A local council and a youth support agency have both created DVDs for school students on how to deal with issues of same-sex attraction because education departments wouldn’t and the existing curriculum was leaving young people with unanswered concerns.

WA’s City of Melville health promotion officer Janet Armarego pushed for $100,000 in lottery and government funding to make a 50-minute film based on the troubles of six young men including self-esteem, coping with a break-up, how to come out to your mates, and taking a same-sex partner to the school formal.

Often boys don’t have anyone they can confide it, so they keep all their problems inside. We made the DVD because there wasn’t anything to help boys talk about their issues. The Education Department won’t do anything, Armarego said.

We produced a booklet several years ago after talking to a group of young men, but we felt a DVD would be more engaging. Watch-ing a group of boys with these issues makes it easier to talk about because they don’t have to admit anything about themselves.

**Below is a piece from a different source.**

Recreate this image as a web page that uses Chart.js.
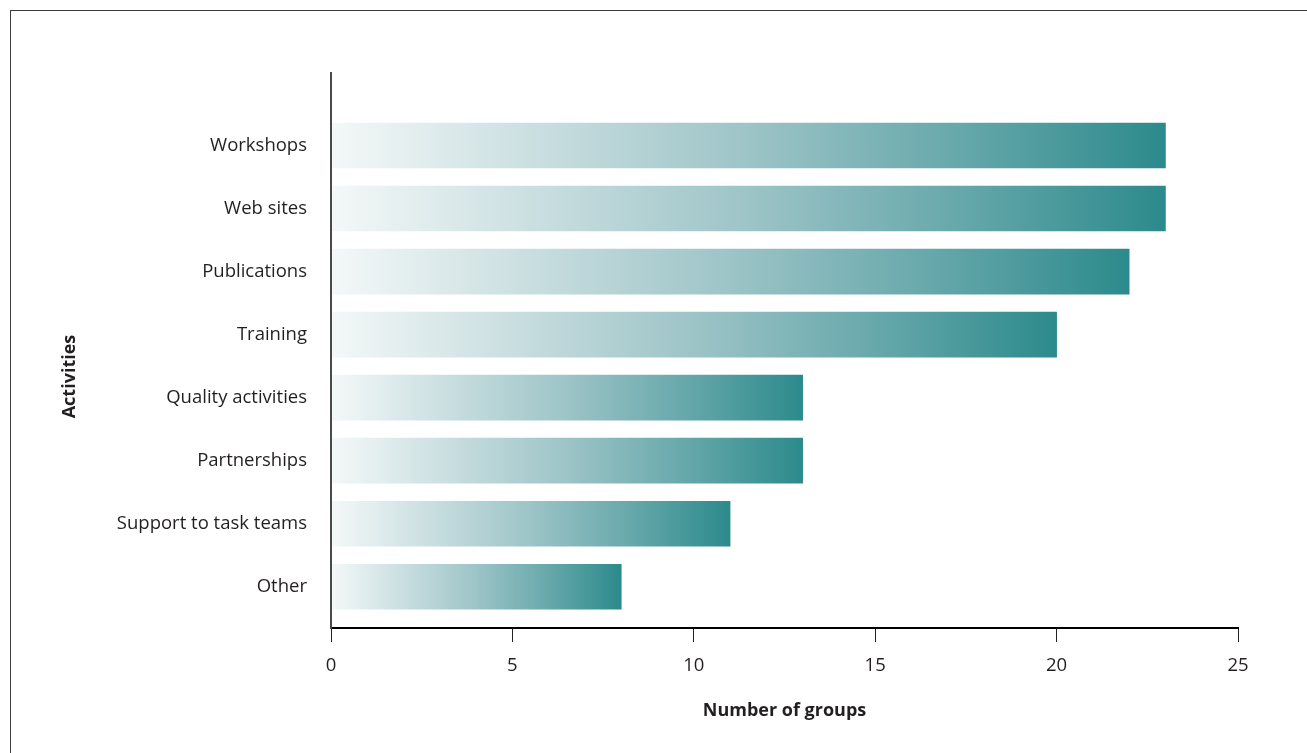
<!DOCTYPE html>
<html>
<head>
<meta charset="utf-8">
<script src="https://cdn.jsdelivr.net/npm/chart.js@4.4.1/dist/chart.umd.min.js"></script>
<style>
  html, body { margin: 0; padding: 0; background: #ffffff; }
  #wrap { position: relative; width: 1307px; height: 753px; overflow: hidden; }
  #wrap canvas { position: absolute; left: 0; top: 0; }
  #frame {
    position: absolute; left: 10px; top: 10px; width: 1400px; height: 900px;
    border-left: 1px solid #3c3c3c; border-top: 1px solid #3c3c3c;
    pointer-events: none;
  }
</style>
</head>
<body>
<div id="wrap">
  <canvas id="chart" width="1307" height="753"></canvas>
  <div id="frame"></div>
</div>
<script>
// Activities offered by the groups, top to bottom
const activities = [
  'Workshops',
  'Web sites',
  'Publications',
  'Training',
  'Quality activities',
  'Partnerships',
  'Support to task teams',
  'Other'
];
// Number of groups reporting each activity
const groupCounts = [23, 23, 22, 20, 13, 13, 11, 8];
// Value axis tick marks
const countTicks = [0, 5, 10, 15, 20, 25];

const TEXT = '#231f20';
const FONT = "'Open Sans', 'Noto Sans', sans-serif";
const TITLE_SIZE = 18;
const TITLE_PAD = 59;

Chart.defaults.font.family = FONT;
Chart.defaults.font.size = 18.5;
Chart.defaults.color = TEXT;

// Each bar fades from near white at zero to teal at its own end
function barFill(ctx) {
  const chart = ctx.chart;
  const xs = chart.scales && chart.scales.x;
  if (ctx.type !== 'data' || !xs || !ctx.raw) return '#2e8b8d';
  const x0 = xs.getPixelForValue(0);
  const x1 = xs.getPixelForValue(ctx.raw.x);
  if (!isFinite(x0) || !isFinite(x1) || x1 <= x0) return '#2e8b8d';
  const g = chart.ctx.createLinearGradient(x0, 0, x1, 0);
  g.addColorStop(0.00, '#f4f8f8');
  g.addColorStop(0.25, '#c9dee0');
  g.addColorStop(0.50, '#9dc4c7');
  g.addColorStop(0.75, '#67a8ab');
  g.addColorStop(1.00, '#2c8a8c');
  return g;
}

new Chart(document.getElementById('chart'), {
  type: 'bar',
  data: {
    datasets: [{
      data: groupCounts.map((v, i) => ({ x: v, y: i })),
      backgroundColor: barFill,
      borderWidth: 0,
      barThickness: 45
    }]
  },
  options: {
    indexAxis: 'y',
    responsive: false,
    animation: false,
    layout: { padding: { top: 0, right: 69, bottom: 0, left: 0 } },
    plugins: {
      legend: { display: false },
      tooltip: { enabled: false },
      title: {
        display: true,
        text: 'Activities',
        position: 'left',
        color: TEXT,
        font: { size: TITLE_SIZE, weight: 'bold' },
        padding: { top: TITLE_PAD, bottom: 0 }
      }
    },
    scales: {
      x: {
        type: 'linear',
        position: 'bottom',
        min: 0,
        max: 25,
        afterBuildTicks: s => { s.ticks = countTicks.map(v => ({ value: v })); },
        afterFit: s => { s.height = 125; },
        grid: {
          display: true,
          drawOnChartArea: false,
          drawTicks: true,
          tickLength: 14,
          color: '#231f20',
          lineWidth: 1
        },
        border: { display: true, color: '#000000', width: 2, z: 1 },
        ticks: { padding: 13, color: TEXT, font: { size: 18.5 }, maxRotation: 0 },
        title: {
          display: true,
          text: 'Number of groups',
          color: TEXT,
          font: { size: TITLE_SIZE, weight: 'bold' },
          padding: { top: 0, bottom: 31 }
        }
      },
      xTop: {
        type: 'linear',
        axis: 'x',
        position: 'top',
        display: true,
        afterFit: s => { s.height = 73; },
        grid: { display: false, drawTicks: false },
        border: { display: false },
        ticks: { display: false }
      },
      y: {
        type: 'linear',
        reverse: true,
        offset: false,
        min: -1.15,
        max: 7.654,
        afterBuildTicks: s => { s.ticks = activities.map((_, i) => ({ value: i })); },
        afterFit: s => { s.width = 331 - (TITLE_SIZE * 1.2 + TITLE_PAD); },
        grid: { display: false, drawTicks: false, offset: false },
        border: { display: true, color: '#4a4a4a', width: 2, z: 1 },
        ticks: {
          padding: 24,
          color: TEXT,
          font: { size: 18.5 },
          callback: v => activities[v] ?? ''
        }
      }
    }
  }
});
</script>
</body>
</html>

The 6 DVD is being used by WA schools and a number of youth support services across Australia, including in areas like Coffs Harbour and Sydney’s western suburbs. Much of it is based on real-life cases of coming out.

There was a rumour going around my son’s school that a boy would bring his boyfriend to the ball, Armarego said. She plans to send a free copy of the DVD to Brisbane’s Anglican Church Grammar School, which recently blocked a male student doing the same.

Things might be difficult now but it will get better, the film affirms, while mixing in humour and swearing that reflect the group of young men who drafted the script.

Inside Out, a youth service for same-sex attracted guys in Adelaide, has also ventured into the filmmaking business, producing a short about overcoming schoolyard taunts and self-harm.

Not Waving, Drowning screened at gay and lesbian film festivals around the world last year and Inside Out is offering it for use in schools along with another youth same-sex attraction documentary Butterfly Stories.

The DVDs from both City of Melville and Inside Out carry additional group-based classroom materials so teachers can encourage debate about strategies young people can use in these situations.